L-arginine phantoms were prepared as described in27,32,38,91,92. Briefly, various concentrations of L-arginine (L-arg, 25–200 mM, chemical shift = 3 ppm, Sigma-Aldrich) were titrated to different pH levels between 4.0 and 6.0 and placed in a 120 mm diameter cylindrical holder (MultiSample 120E, Gold Standard Phantoms, UK), filled with saline. Multiple phantom variants were created, each with various 6 to 8 vial combinations placed at random locations across the 24 possible sample holders, to ultimately create a training dataset with a similar order to that used in humans. A separate phantom variant was used as a test set. Laboratory scale measured concentrations and separately measured proton exchange rates using the steady state protocol and varied saturation powers (QUESP)97 served as ground truth for the ST estimated parameters in phantoms. Ground truth B0, B1, T1, and T2 were obtained using separate traditional scans, as described in the MRI acquisition section above.
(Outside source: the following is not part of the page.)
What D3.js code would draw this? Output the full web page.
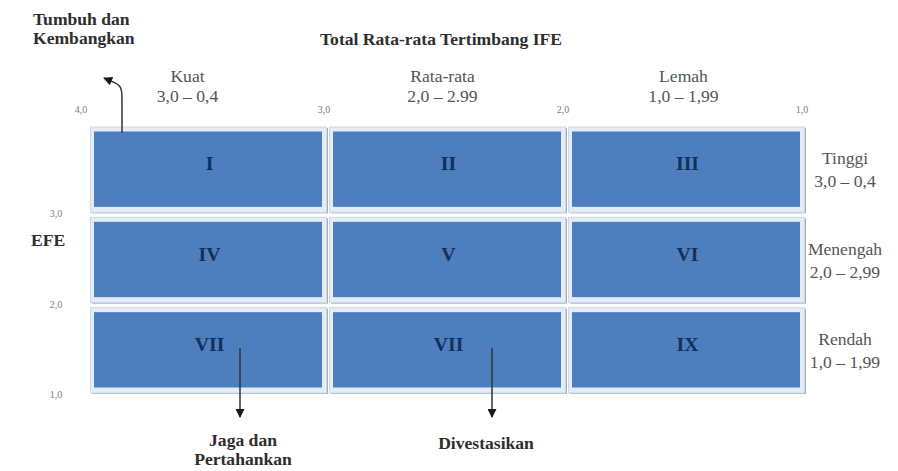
<!DOCTYPE html>
<html><head><meta charset="utf-8">
<script src="https://cdn.jsdelivr.net/npm/d3@7"></script>
<style>body{margin:0;background:#fff}svg{display:block}</style>
</head><body><svg id="c" width="898" height="471"></svg>
<script>
// IFE columns (left to right) and EFE rows (top to bottom)
const ifeBounds = [4, 3, 2, 1];
const ifeTickLabels = ["4,0", "3,0", "2,0", "1,0"];
const ifeCategories = ["Kuat", "Rata-rata", "Lemah"];
const ifeRanges = ["3,0 – 0,4", "2,0 – 2.99", "1,0 – 1,99"];
const efeBounds = [4, 3, 2, 1];
const efeTickLabels = ["", "3,0", "2,0", "1,0"];
const efeCategories = ["Tinggi", "Menengah", "Rendah"];
const efeRanges = ["3,0 – 0,4", "2,0  – 2,99", "1,0 – 1,99"];
const cellLabels = [["I", "II", "III"], ["IV", "V", "VI"], ["VII", "VII", "IX"]];
const title = "Total Rata-rata Tertimbang IFE";
const yTitle = "EFE";
const strategyUp = ["Tumbuh dan", "Kembangkan"];
const strategyHold = ["Jaga dan", "Pertahankan"];
const strategyDivest = ["Divestasikan"];

const FONT = "'Liberation Serif', 'Times New Roman', 'DejaVu Serif', serif";
const SX = 1.1; // reference text is slightly stretched horizontally

const svg = d3.select("#c").attr("font-family", FONT);
const x = d3.scaleLinear().domain([4, 1]).range([90, 807]);
const y = d3.scaleLinear().domain([4, 1]).range([124, 395]);

function txt(str, px, py, opts = {}) {
  return svg.append("text")
    .attr("transform", `translate(${px},${py}) scale(${opts.sx ?? SX},1)`)
    .attr("text-anchor", opts.anchor || "middle")
    .attr("font-size", opts.size || 16)
    .attr("font-weight", opts.bold ? "bold" : null)
    .attr("fill", opts.fill || (opts.bold ? "#2e2e2e" : "#555"))
    .text(str);
}

const cells = [];
for (let r = 0; r < 3; r++) for (let c = 0; c < 3; c++) {
  cells.push({r, c, label: cellLabels[r][c],
    x0: x(ifeBounds[c]), x1: x(ifeBounds[c + 1]),
    y0: y(efeBounds[r]), y1: y(efeBounds[r + 1])});
}

const g = svg.append("g");
g.selectAll("rect.sh").data(cells).join("rect").attr("class", "sh")
  .attr("x", d => d.x0 + 2).attr("y", d => d.y0 + 4)
  .attr("width", d => d.x1 - d.x0 - 3).attr("height", d => d.y1 - d.y0 - 5)
  .attr("fill", "#a9acb0");
g.selectAll("rect.fr").data(cells).join("rect").attr("class", "fr")
  .attr("x", d => d.x0 + 0.5).attr("y", d => d.y0 + 3)
  .attr("width", d => d.x1 - d.x0 - 3).attr("height", d => d.y1 - d.y0 - 5)
  .attr("fill", "#e4ecf6").attr("stroke", "#cbd8ea").attr("stroke-width", 1);
g.selectAll("rect.bl").data(cells).join("rect").attr("class", "bl")
  .attr("x", d => d.x0 + 4).attr("y", d => d.y0 + 7.5)
  .attr("width", d => d.x1 - d.x0 - 11).attr("height", d => d.y1 - d.y0 - 15)
  .attr("fill", "#4d7fbf");
cells.forEach(d => txt(d.label, (d.x0 + d.x1) / 2, (d.y0 + d.y1) / 2 + 1,
  {size: 18, bold: true, fill: "#14305a"}));

// ticks
ifeBounds.forEach((d, i) => txt(ifeTickLabels[i], x(d) - (i === 0 ? 9 : 5), 113,
  {size: 10, fill: "#7a7a7a", sx: 1}));
efeBounds.forEach((d, i) => txt(efeTickLabels[i], 56, y(d) + 3,
  {size: 10, fill: "#7a7a7a", sx: 1}));

// column headers
const headOff = [-22, -6, -4];
ifeCategories.forEach((cat, i) => {
  const cx = (x(ifeBounds[i]) + x(ifeBounds[i + 1])) / 2 + headOff[i];
  txt(cat, cx, 82);
  txt(ifeRanges[i], cx, 102);
});
// row headers
efeCategories.forEach((cat, i) => {
  const cy = (y(efeBounds[i]) + y(efeBounds[i + 1])) / 2;
  txt(cat, 845, cy - 5);
  txt(efeRanges[i], 845, cy + 18);
});

txt(title, 441, 45, {bold: true});
txt(yTitle, 31, 246, {bold: true, anchor: "start"});

function multiline(lines, cx, y0, anchor) {
  lines.forEach((t, i) => txt(t, cx, y0 + i * 19, {bold: true, anchor}));
}
multiline(strategyUp, 33, 25, "start");
multiline(strategyHold, 243, 446, "middle");
multiline(strategyDivest, 486, 449, "middle");

const defs = svg.append("defs");
defs.append("marker").attr("id", "ah").attr("viewBox", "0 0 10 10").attr("refX", 9).attr("refY", 5)
  .attr("markerWidth", 10).attr("markerHeight", 9).attr("orient", "auto-start-reverse")
  .attr("markerUnits", "userSpaceOnUse")
  .append("path").attr("d", "M0,0L10,5L0,10Z").attr("fill", "#1a1a1a");
const line = d3.line().curve(d3.curveBasis);
svg.append("path").attr("d", line([[122, 133], [122, 110], [122, 92], [121, 85], [104, 78]]))
  .attr("fill", "none").attr("stroke", "#333").attr("stroke-width", 1.5).attr("marker-end", "url(#ah)");
svg.append("path").attr("d", d3.line()([[240, 348], [240, 417]]))
  .attr("fill", "none").attr("stroke", "#333").attr("stroke-width", 1.5).attr("marker-end", "url(#ah)");
svg.append("path").attr("d", d3.line()([[492, 348], [492, 417]]))
  .attr("fill", "none").attr("stroke", "#333").attr("stroke-width", 1.5).attr("marker-end", "url(#ah)");
</script></body></html>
Three healthy human volunteers served as an additional test set (Supplementary Table 1). For fair comparison, all methods were assessed using the same input data, comprised of the six rapidly acquired images, as described in previous sections. For additional insights, the analysis was repeated by providing the entire 30-image-long input series for each comparison algorithm (Supplementary Fig. 1).
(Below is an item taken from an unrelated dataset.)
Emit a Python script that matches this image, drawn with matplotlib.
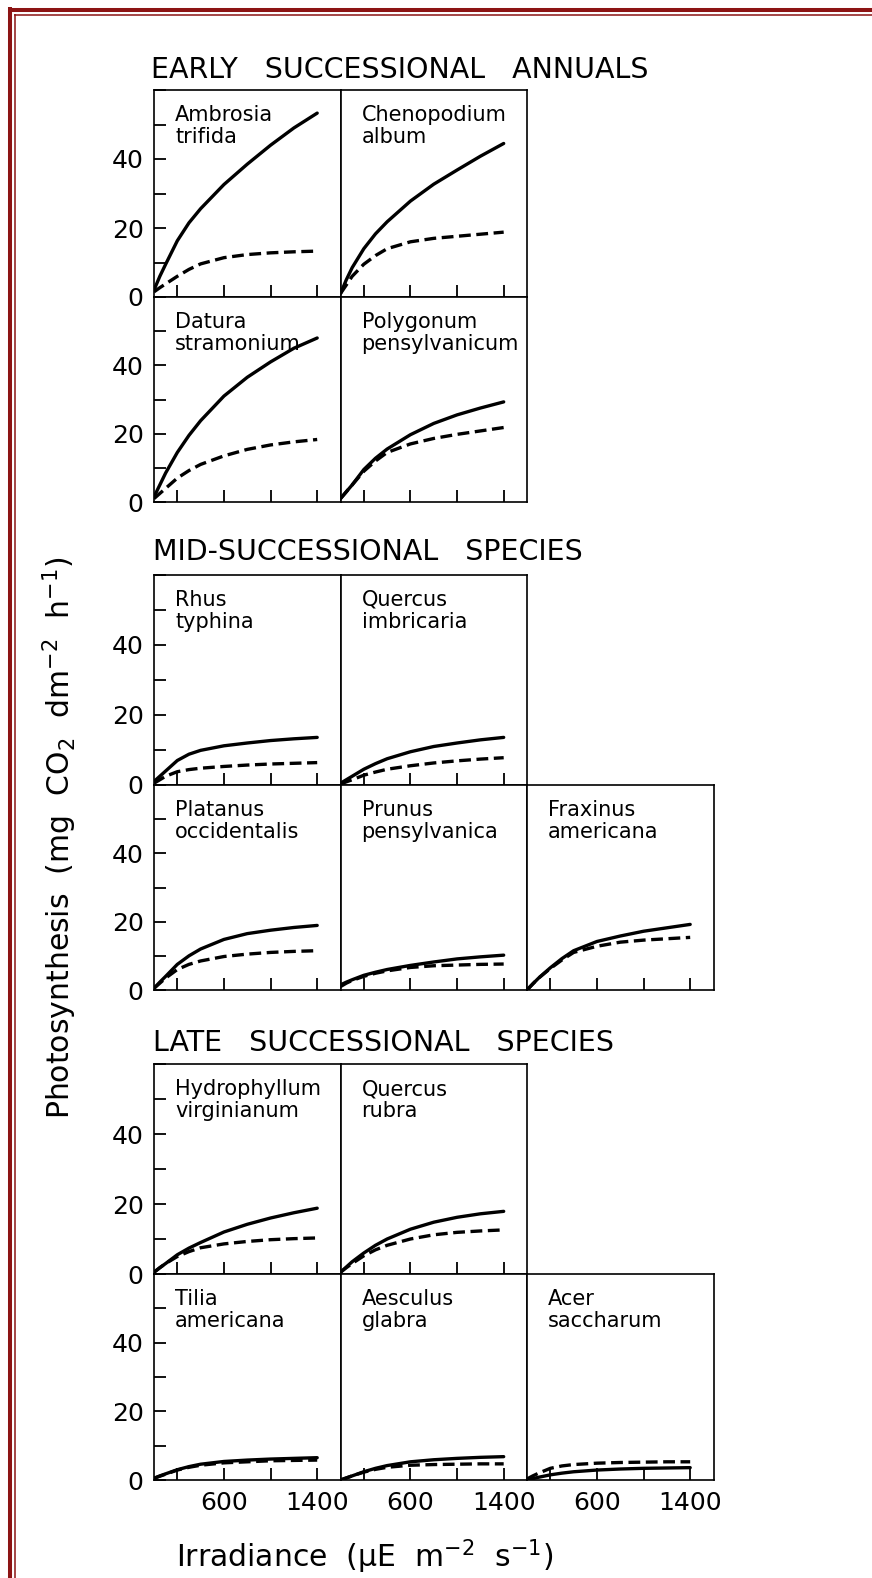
import matplotlib
matplotlib.use('Agg')

import matplotlib.pyplot as plt
from matplotlib.lines import Line2D

# irradiance points (uE m-2 s-1) at which the curves were read
irradiance = [0, 50, 100, 200, 300, 400, 600, 800, 1000, 1200, 1400]

# early successional annuals
early_names = ["Ambrosia\ntrifida", "Chenopodium\nalbum",
               "Datura\nstramonium", "Polygonum\npensylvanicum"]
early_solid = [
    [2, 6, 9.5, 16.3, 21.5, 25.6, 32.6, 38.5, 44, 49, 53.3],
    [1, 5, 8.5, 14, 18.3, 21.8, 27.8, 32.7, 36.8, 40.8, 44.5],
    [1.5, 5, 8.5, 14.5, 19.5, 23.8, 31, 36.5, 41, 45, 48],
    [1, 3, 5, 9.5, 12.8, 15.5, 19.7, 23, 25.5, 27.5, 29.3],
]
early_dashed = [
    [1.5, 2.7, 3.8, 6, 8, 9.6, 11.4, 12.3, 12.8, 13.1, 13.3],
    [1, 3.5, 6, 9.5, 12, 14, 16, 17, 17.6, 18.2, 18.8],
    [1, 2.5, 4, 7, 9.2, 11, 13.5, 15.4, 16.7, 17.6, 18.3],
    [1, 3, 5, 9, 12, 14.5, 17, 18.6, 19.8, 20.8, 21.8],
]

# mid-successional species
mid_names = ["Rhus\ntyphina", "Quercus\nimbricaria", "Platanus\noccidentalis",
             "Prunus\npensylvanica", "Fraxinus\namericana"]
mid_solid = [
    [1, 2.5, 4, 7, 8.8, 9.9, 11.2, 12, 12.7, 13.2, 13.6],
    [0.5, 1.5, 2.5, 4.5, 6.1, 7.5, 9.5, 11, 12, 12.9, 13.6],
    [0.5, 2.3, 4, 7.5, 10, 12, 14.8, 16.5, 17.5, 18.3, 18.9],
    [1.5, 2.3, 3, 4.3, 5.2, 6, 7.2, 8.2, 9.1, 9.7, 10.2],
    [0, 1.8, 3.5, 6.5, 9.2, 11.5, 14.2, 15.8, 17.2, 18.2, 19.2],
]
mid_dashed = [
    [0.5, 1.5, 2.5, 3.8, 4.4, 4.8, 5.3, 5.7, 6, 6.2, 6.4],
    [0.3, 0.9, 1.5, 2.8, 3.7, 4.5, 5.5, 6.3, 6.9, 7.4, 7.8],
    [0.5, 2, 3.5, 6, 7.5, 8.5, 9.8, 10.5, 11, 11.3, 11.5],
    [1, 2, 2.8, 4, 4.9, 5.6, 6.6, 7.1, 7.3, 7.5, 7.6],
    [0, 1.8, 3.5, 6.3, 8.8, 11, 12.8, 14, 14.6, 15, 15.4],
]

# late successional species
late_names = ["Hydrophyllum\nvirginianum", "Quercus\nrubra", "Tilia\namericana",
              "Aesculus\nglabra", "Acer\nsaccharum"]
late_solid = [
    [0.5, 1.8, 3, 5.5, 7.4, 9, 12, 14.2, 16, 17.5, 18.8],
    [0.5, 2, 3.5, 6, 8.2, 10, 12.8, 14.8, 16.2, 17.2, 17.9],
    [0.5, 1.2, 1.8, 3, 3.9, 4.6, 5.4, 5.8, 6.1, 6.3, 6.5],
    [0, 0.6, 1.2, 2.4, 3.4, 4.2, 5.3, 5.9, 6.3, 6.6, 6.8],
    [0, 0.4, 0.8, 1.5, 2, 2.4, 2.9, 3.2, 3.4, 3.5, 3.6],
]
late_dashed = [
    [0.5, 1.8, 3, 5, 6.4, 7.5, 8.6, 9.3, 9.8, 10.1, 10.3],
    [0.5, 1.8, 3, 5.2, 6.9, 8.2, 10, 11.2, 11.9, 12.3, 12.6],
    [0.5, 1.1, 1.7, 2.9, 3.7, 4.3, 5, 5.3, 5.6, 5.7, 5.8],
    [0, 0.6, 1.2, 2.3, 3.1, 3.7, 4.3, 4.5, 4.6, 4.7, 4.7],
    [0.3, 1.2, 2, 3.4, 4.1, 4.5, 4.9, 5.1, 5.2, 5.3, 5.3],
]

y_ticks = [0, 10, 20, 30, 40, 50, 60]
y_ticklabels = ["0", "", "20", "", "40", "", ""]
x_ticks = [200, 600, 1000, 1400]
x_ticklabels = ["", "600", "", "1400"]

W, H = 872, 1578
plt.rcParams['lines.scale_dashes'] = False
plt.rcParams['mathtext.default'] = 'regular'
plt.rcParams['font.family'] = ['DejaVu Sans']

fig = plt.figure(figsize=(W / 100, H / 100), dpi=100)
fig.patch.set_facecolor('white')


def box(left, top, width, height):
    # pixel box (from the top-left corner) -> figure fraction
    return [left / W, 1 - (top + height) / H, width / W, height / H]


col_left = [154, 340.5, 527]
col_w = 186.5
two_by_two = [(0, 0), (0, 1), (1, 0), (1, 1)]
two_plus_three = [(0, 0), (0, 1), (1, 0), (1, 1), (1, 2)]

sections = [
    ("EARLY   SUCCESSIONAL   ANNUALS", 151, 78, [90, 297, 502],
     early_names, early_solid, early_dashed, two_by_two, False),
    ("MID-SUCCESSIONAL   SPECIES", 153, 560, [575, 785, 990],
     mid_names, mid_solid, mid_dashed, two_plus_three, False),
    ("LATE   SUCCESSIONAL   SPECIES", 153, 1051, [1064, 1274, 1480],
     late_names, late_solid, late_dashed, two_plus_three, True),
]

for title, tx, ty, rows, names, solid, dashed, cells, last in sections:
    fig.text(tx / W, 1 - ty / H, title, fontsize=20.5, ha='left', va='baseline')
    for name, s, d, (r, c) in zip(names, solid, dashed, cells):
        top, bottom = rows[r], rows[r + 1]
        ax = fig.add_axes(box(col_left[c], top, col_w, bottom - top))
        ax.plot(irradiance, s, color='black', lw=2.4, solid_capstyle='round',
                solid_joinstyle='round')
        ax.plot(irradiance, d, color='black', lw=2.4, dashes=(8.5, 4))
        ax.set_xlim(0, 1600)
        ax.set_ylim(0, 60)
        for sp in ax.spines.values():
            sp.set_linewidth(1.2)
        ax.set_xticks(x_ticks)
        if last and r == 1:
            ax.set_xticklabels(x_ticklabels)
        else:
            ax.set_xticklabels([])
        if c == 0:
            ax.set_yticks(y_ticks)
            ax.set_yticklabels(y_ticklabels)
        else:
            ax.set_yticks([])
        ax.tick_params(direction='in', length=8.6, width=1.3, labelsize=18)
        ax.tick_params(axis='y', pad=7.5)
        ax.tick_params(axis='x', pad=8)
        ax.text(21 / col_w, 1 - 15 / (bottom - top), name, transform=ax.transAxes,
                fontsize=15, ha='left', va='top', linespacing=1.1)

fig.text(60 / W, 1 - 838 / H, r'Photosynthesis  (mg  CO$_2$  dm$^{-2}$  h$^{-1}$)',
         rotation=90, fontsize=21.5, ha='center', va='center')
fig.text(176 / W, 1 - 1557 / H, r'Irradiance  ($\mu$E  m$^{-2}$  s$^{-1}$)',
         fontsize=21.5, ha='left', va='center')

# dark red double border (top and left)
red = '#8c1414'
fig.add_artist(Line2D([10 / W, 10 / W], [1 - 7 / H, 0], transform=fig.transFigure,
                      color=red, lw=2.9, solid_capstyle='butt'))
fig.add_artist(Line2D([8 / W, 1], [1 - 9.5 / H, 1 - 9.5 / H], transform=fig.transFigure,
                      color=red, lw=2.9, solid_capstyle='butt'))
fig.add_artist(Line2D([14.5 / W, 14.5 / W], [1 - 14 / H, 0], transform=fig.transFigure,
                      color=red, lw=1.1, solid_capstyle='butt'))
fig.add_artist(Line2D([14 / W, 1], [1 - 14.5 / H, 1 - 14.5 / H], transform=fig.transFigure,
                      color=red, lw=1.1, solid_capstyle='butt'))

fig.savefig('out.png', dpi=100, facecolor='white')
Statistical analysis and reproducibility

A two-tailed t-test was calculated using the open-source SciPy scientific computing library for Python98 (Python version 3.9, SciPy version 1.13.1). Differences were considered significant at P < 0.05. Group comparative analyses were carried out using one-way ANOVA, followed by correction for multiple comparisons using a two-sided Tukey’s multiple comparisons test in SciPy. The SSIM, ICC(2, 1), and PSNR were calculated using the open-source SciPy, Pingouin, and scikit-image99 scientific computing libraries for Python. In all box plots, the central horizontal lines represent median values, box limits represent the upper (third) and lower (first) quartiles, the whiskers represent 1.5 ✕ the interquartile range above and below the upper and lower quartiles, respectively, and all data points are plotted. For a reproducibility analysis, three healthy human volunteers served as an additional test set (Supplementary Table 1). Each subject was scanned a total of five times: three times on the same day, and two other times on different days. Reproducibility was assessed using WCoV, BCOV, and ICC.

Reporting summary

Further information on research design is available in the Nature Portfolio Reporting Summary linked to this article.